(Source code of charts)
____________________
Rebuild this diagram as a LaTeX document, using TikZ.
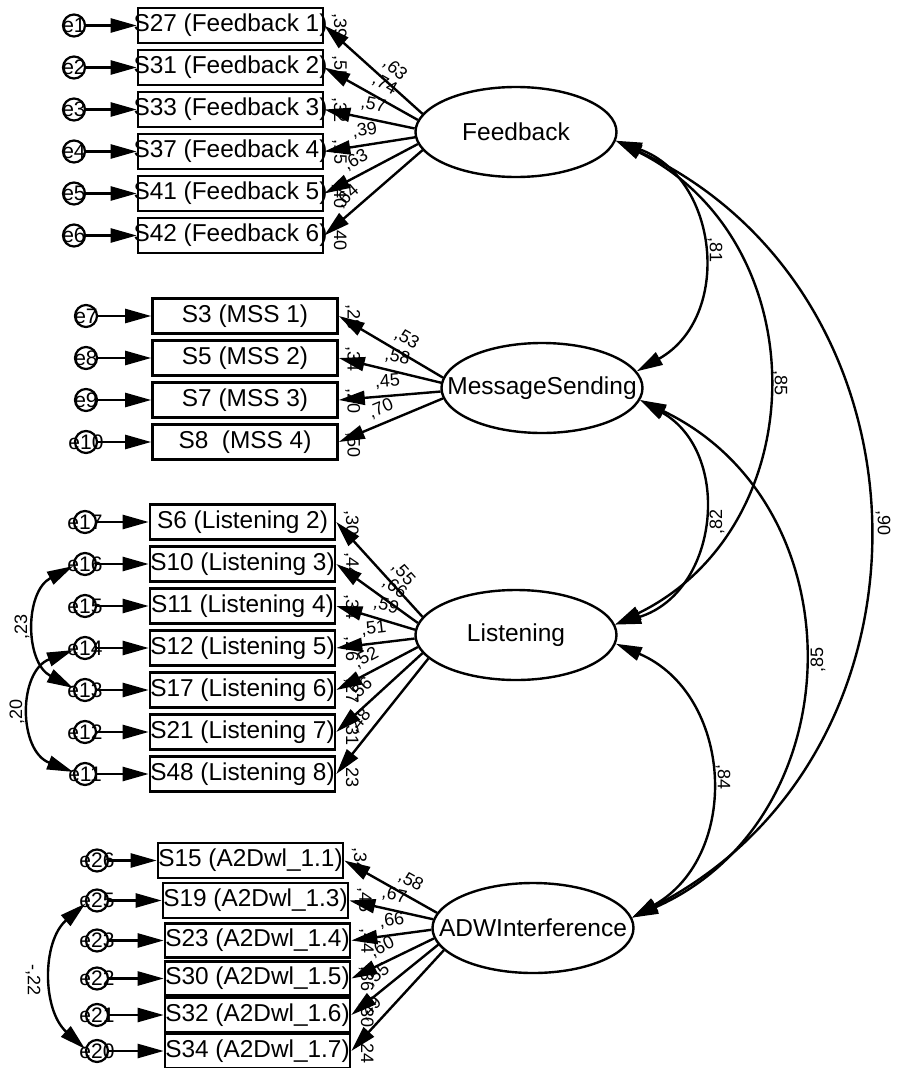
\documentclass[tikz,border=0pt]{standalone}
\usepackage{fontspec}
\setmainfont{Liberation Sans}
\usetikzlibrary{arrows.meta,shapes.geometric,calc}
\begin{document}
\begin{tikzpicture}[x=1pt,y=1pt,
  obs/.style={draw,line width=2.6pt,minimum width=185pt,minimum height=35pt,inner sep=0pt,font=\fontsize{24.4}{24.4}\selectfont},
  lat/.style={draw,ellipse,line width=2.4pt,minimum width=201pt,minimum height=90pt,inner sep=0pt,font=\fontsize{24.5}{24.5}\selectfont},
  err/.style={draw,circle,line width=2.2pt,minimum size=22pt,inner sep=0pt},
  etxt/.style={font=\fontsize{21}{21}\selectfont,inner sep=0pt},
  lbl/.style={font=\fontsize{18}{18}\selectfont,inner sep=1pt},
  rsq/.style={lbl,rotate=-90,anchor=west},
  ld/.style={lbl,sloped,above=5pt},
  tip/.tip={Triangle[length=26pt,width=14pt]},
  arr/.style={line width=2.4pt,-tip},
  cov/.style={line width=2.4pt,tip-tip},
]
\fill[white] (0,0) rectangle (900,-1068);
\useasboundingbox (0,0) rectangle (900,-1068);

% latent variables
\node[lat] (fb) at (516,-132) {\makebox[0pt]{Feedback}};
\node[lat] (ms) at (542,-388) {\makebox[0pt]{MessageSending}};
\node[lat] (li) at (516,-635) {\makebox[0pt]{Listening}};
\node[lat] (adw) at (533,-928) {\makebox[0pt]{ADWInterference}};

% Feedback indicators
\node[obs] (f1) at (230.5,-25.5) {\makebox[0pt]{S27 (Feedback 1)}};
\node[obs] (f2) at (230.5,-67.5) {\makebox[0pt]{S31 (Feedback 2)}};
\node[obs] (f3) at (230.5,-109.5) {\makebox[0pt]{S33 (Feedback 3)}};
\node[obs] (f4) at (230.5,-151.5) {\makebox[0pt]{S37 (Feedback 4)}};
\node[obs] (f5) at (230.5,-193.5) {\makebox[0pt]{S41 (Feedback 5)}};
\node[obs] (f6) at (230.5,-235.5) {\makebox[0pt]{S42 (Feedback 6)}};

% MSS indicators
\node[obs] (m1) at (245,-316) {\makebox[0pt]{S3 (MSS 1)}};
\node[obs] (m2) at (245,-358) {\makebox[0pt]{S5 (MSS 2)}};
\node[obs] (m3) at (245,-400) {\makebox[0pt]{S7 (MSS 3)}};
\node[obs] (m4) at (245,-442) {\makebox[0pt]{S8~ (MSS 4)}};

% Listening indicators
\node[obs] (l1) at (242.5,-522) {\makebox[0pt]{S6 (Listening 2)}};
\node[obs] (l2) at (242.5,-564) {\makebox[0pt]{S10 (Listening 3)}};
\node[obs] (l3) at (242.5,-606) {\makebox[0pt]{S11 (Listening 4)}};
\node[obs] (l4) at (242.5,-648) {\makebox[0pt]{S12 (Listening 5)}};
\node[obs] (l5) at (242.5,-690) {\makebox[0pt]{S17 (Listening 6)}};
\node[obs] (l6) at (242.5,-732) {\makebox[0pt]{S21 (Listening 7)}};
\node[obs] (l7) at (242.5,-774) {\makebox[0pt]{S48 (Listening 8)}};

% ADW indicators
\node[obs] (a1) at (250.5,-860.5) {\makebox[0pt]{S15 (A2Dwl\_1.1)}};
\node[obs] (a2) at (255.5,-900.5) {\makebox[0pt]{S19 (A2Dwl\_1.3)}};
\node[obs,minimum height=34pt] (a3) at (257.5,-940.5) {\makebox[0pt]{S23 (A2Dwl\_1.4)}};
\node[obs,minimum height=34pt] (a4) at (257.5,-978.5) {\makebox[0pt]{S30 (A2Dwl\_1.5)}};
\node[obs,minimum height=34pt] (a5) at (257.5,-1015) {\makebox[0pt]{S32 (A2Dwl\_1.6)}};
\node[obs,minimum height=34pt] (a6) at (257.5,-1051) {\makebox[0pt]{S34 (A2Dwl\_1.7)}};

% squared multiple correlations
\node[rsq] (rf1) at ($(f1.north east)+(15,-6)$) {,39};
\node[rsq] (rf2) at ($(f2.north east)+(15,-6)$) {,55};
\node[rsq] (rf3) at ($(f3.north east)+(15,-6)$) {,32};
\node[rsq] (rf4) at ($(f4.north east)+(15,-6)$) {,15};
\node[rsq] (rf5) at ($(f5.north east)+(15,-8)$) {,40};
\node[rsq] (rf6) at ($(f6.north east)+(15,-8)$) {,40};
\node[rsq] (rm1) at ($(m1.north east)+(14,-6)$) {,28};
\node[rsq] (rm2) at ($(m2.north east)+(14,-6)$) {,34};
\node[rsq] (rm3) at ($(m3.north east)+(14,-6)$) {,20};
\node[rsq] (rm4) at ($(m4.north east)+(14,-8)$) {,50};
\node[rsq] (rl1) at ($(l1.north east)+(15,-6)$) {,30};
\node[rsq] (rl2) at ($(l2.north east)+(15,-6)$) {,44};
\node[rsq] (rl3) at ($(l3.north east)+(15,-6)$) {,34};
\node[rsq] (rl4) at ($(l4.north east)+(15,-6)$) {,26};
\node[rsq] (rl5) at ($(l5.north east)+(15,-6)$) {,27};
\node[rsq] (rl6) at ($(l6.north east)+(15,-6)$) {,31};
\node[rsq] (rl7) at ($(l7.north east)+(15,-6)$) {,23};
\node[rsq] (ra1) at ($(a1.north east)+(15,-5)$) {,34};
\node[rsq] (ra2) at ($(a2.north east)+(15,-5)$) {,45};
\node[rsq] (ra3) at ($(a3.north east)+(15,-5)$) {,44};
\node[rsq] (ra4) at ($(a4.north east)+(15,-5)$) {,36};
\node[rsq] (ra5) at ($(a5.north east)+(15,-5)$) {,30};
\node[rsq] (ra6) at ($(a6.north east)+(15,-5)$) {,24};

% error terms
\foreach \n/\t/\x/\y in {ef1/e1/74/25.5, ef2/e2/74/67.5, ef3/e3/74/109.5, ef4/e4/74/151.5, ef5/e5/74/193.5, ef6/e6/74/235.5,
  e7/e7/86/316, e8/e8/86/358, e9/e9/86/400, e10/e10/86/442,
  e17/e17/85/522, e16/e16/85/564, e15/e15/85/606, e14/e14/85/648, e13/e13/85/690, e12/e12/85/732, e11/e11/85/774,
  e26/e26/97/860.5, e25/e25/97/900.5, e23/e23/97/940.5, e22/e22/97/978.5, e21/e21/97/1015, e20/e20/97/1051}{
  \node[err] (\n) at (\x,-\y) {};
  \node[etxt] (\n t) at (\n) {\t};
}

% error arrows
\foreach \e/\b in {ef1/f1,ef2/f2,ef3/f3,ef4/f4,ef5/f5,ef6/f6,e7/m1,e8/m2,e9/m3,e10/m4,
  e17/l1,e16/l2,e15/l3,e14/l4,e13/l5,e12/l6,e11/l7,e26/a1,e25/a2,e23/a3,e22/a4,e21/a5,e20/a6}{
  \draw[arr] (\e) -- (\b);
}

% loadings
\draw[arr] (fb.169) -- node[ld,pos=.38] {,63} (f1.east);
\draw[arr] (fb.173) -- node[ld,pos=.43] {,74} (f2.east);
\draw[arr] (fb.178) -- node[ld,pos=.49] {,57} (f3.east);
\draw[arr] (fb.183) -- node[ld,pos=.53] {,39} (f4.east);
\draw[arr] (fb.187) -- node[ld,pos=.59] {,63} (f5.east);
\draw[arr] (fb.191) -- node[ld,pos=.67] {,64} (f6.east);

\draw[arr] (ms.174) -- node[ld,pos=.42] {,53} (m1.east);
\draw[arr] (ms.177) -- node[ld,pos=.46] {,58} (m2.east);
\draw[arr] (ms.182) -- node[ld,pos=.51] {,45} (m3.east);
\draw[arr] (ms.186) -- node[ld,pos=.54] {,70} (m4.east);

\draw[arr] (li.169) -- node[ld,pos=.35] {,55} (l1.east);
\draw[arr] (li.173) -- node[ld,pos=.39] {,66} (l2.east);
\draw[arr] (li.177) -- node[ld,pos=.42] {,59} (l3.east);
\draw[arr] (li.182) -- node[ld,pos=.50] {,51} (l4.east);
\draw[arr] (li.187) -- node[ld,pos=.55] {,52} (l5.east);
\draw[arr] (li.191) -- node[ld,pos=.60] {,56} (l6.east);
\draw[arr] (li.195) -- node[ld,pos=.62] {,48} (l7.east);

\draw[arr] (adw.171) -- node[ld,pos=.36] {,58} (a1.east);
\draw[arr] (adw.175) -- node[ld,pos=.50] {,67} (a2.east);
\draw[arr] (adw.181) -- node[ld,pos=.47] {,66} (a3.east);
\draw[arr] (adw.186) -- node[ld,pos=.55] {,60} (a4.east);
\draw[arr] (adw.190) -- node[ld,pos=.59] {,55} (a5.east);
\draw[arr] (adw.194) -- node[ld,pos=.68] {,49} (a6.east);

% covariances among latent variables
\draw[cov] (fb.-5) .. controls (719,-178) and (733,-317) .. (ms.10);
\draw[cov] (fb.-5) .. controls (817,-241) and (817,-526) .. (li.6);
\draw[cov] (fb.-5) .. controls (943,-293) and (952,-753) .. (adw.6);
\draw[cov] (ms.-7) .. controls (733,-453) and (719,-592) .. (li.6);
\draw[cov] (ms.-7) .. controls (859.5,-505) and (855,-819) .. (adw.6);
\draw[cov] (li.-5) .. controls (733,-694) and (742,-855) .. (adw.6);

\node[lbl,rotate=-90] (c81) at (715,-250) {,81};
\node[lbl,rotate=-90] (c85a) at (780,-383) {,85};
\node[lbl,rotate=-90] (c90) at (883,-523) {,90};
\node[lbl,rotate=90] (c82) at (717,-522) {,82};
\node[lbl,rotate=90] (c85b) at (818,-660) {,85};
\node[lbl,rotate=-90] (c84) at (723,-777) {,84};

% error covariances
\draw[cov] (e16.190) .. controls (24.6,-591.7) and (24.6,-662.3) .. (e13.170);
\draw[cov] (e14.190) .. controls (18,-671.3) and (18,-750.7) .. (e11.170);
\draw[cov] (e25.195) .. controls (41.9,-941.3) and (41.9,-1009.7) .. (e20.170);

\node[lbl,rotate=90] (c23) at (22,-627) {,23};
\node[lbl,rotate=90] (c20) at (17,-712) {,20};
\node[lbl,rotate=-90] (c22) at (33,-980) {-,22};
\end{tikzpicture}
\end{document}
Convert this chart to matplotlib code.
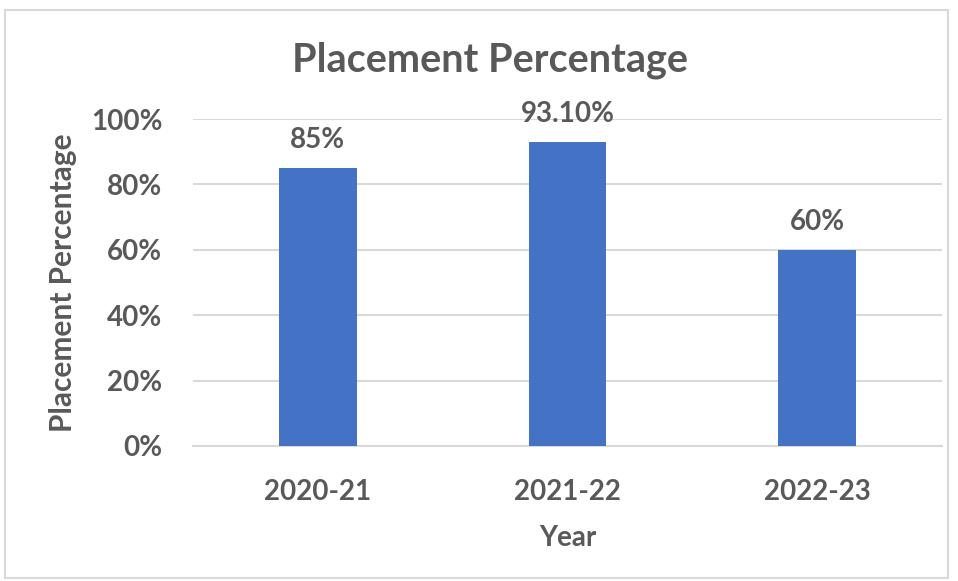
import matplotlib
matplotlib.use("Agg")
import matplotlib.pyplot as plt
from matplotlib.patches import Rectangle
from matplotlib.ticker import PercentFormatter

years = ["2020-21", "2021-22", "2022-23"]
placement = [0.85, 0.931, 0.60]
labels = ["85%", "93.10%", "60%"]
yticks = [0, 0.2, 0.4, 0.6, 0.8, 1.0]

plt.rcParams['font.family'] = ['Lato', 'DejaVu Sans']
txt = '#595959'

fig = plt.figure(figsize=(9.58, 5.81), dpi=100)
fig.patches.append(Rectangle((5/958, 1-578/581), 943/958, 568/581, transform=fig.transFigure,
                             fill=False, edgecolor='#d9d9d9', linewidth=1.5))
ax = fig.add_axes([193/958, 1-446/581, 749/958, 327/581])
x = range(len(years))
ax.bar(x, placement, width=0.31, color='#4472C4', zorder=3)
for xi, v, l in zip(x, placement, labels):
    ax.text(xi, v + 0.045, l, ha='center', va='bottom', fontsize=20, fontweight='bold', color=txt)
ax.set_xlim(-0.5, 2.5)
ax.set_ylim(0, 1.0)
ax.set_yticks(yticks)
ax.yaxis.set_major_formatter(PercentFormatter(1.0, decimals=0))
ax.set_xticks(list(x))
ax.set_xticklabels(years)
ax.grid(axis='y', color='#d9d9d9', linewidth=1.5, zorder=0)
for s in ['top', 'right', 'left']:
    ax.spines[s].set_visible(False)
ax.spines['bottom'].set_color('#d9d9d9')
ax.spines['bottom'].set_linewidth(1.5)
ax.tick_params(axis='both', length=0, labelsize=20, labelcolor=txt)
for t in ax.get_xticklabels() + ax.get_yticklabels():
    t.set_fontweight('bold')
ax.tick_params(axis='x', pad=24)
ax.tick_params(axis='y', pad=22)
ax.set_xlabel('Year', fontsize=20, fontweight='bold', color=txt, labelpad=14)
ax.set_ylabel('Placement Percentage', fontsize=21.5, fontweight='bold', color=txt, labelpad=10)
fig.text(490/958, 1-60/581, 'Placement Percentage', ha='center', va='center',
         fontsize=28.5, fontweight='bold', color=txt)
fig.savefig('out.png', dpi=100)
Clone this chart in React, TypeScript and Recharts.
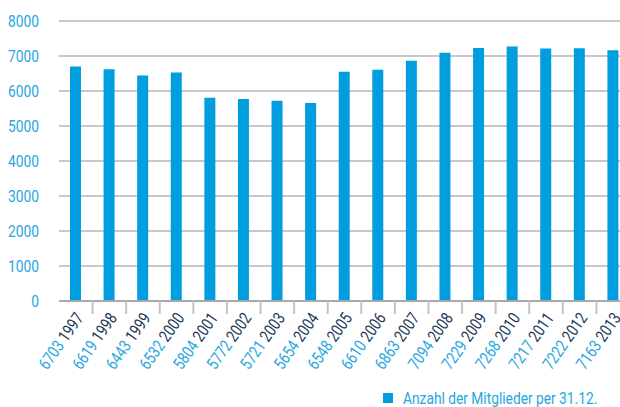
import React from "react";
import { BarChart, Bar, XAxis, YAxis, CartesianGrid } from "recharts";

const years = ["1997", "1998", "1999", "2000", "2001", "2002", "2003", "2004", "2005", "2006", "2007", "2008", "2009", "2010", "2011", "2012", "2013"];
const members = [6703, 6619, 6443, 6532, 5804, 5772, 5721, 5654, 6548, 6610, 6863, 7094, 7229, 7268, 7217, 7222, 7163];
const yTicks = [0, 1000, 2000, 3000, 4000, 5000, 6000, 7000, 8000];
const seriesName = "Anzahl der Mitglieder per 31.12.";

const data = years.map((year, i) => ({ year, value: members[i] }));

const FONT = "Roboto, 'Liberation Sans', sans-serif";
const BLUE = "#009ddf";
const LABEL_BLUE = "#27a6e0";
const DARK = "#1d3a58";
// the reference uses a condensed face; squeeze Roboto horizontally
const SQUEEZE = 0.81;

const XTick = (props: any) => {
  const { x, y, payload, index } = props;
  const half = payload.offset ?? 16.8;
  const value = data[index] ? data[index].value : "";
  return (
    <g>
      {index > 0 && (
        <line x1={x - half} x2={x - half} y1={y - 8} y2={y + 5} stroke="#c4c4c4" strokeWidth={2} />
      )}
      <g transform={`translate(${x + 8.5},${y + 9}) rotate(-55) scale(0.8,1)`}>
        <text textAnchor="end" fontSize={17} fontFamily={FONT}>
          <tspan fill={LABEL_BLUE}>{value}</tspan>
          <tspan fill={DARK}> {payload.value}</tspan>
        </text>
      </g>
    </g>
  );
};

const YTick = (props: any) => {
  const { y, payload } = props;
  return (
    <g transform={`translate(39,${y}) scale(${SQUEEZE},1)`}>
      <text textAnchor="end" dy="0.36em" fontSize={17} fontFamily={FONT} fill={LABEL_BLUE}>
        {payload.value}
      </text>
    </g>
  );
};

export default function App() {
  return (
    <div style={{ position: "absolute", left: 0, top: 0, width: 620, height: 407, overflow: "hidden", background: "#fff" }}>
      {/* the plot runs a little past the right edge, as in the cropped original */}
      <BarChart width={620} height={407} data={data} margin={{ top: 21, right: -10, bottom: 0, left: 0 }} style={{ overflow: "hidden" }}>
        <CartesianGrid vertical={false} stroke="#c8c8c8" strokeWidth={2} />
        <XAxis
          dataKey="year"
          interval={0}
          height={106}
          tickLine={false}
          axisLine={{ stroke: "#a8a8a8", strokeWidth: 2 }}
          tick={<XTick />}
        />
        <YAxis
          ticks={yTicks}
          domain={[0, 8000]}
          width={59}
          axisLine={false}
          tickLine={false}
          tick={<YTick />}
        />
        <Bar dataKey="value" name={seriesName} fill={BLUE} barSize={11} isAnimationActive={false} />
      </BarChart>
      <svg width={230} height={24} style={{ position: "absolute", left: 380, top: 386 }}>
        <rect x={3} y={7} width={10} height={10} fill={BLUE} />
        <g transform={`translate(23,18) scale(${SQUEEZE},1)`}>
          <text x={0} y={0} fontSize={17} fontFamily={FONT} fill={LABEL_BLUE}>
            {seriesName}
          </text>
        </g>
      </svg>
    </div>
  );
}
____________________
### [Stated goal]
Return, please, the exact lines from the beginning of the entries above through the line containing "(adw) at (533,-928)", both included; pictures are left out.

### [Complete response]
Rebuild this diagram as a LaTeX document, using TikZ.
\documentclass[tikz,border=0pt]{standalone}
\usepackage{fontspec}
\setmainfont{Liberation Sans}
\usetikzlibrary{arrows.meta,shapes.geometric,calc}
\begin{document}
\begin{tikzpicture}[x=1pt,y=1pt,
  obs/.style={draw,line width=2.6pt,minimum width=185pt,minimum height=35pt,inner sep=0pt,font=\fontsize{24.4}{24.4}\selectfont},
  lat/.style={draw,ellipse,line width=2.4pt,minimum width=201pt,minimum height=90pt,inner sep=0pt,font=\fontsize{24.5}{24.5}\selectfont},
  err/.style={draw,circle,line width=2.2pt,minimum size=22pt,inner sep=0pt},
  etxt/.style={font=\fontsize{21}{21}\selectfont,inner sep=0pt},
  lbl/.style={font=\fontsize{18}{18}\selectfont,inner sep=1pt},
  rsq/.style={lbl,rotate=-90,anchor=west},
  ld/.style={lbl,sloped,above=5pt},
  tip/.tip={Triangle[length=26pt,width=14pt]},
  arr/.style={line width=2.4pt,-tip},
  cov/.style={line width=2.4pt,tip-tip},
]
\fill[white] (0,0) rectangle (900,-1068);
\useasboundingbox (0,0) rectangle (900,-1068);

% latent variables
\node[lat] (fb) at (516,-132) {\makebox[0pt]{Feedback}};
\node[lat] (ms) at (542,-388) {\makebox[0pt]{MessageSending}};
\node[lat] (li) at (516,-635) {\makebox[0pt]{Listening}};
\node[lat] (adw) at (533,-928) {\makebox[0pt]{ADWInterference}};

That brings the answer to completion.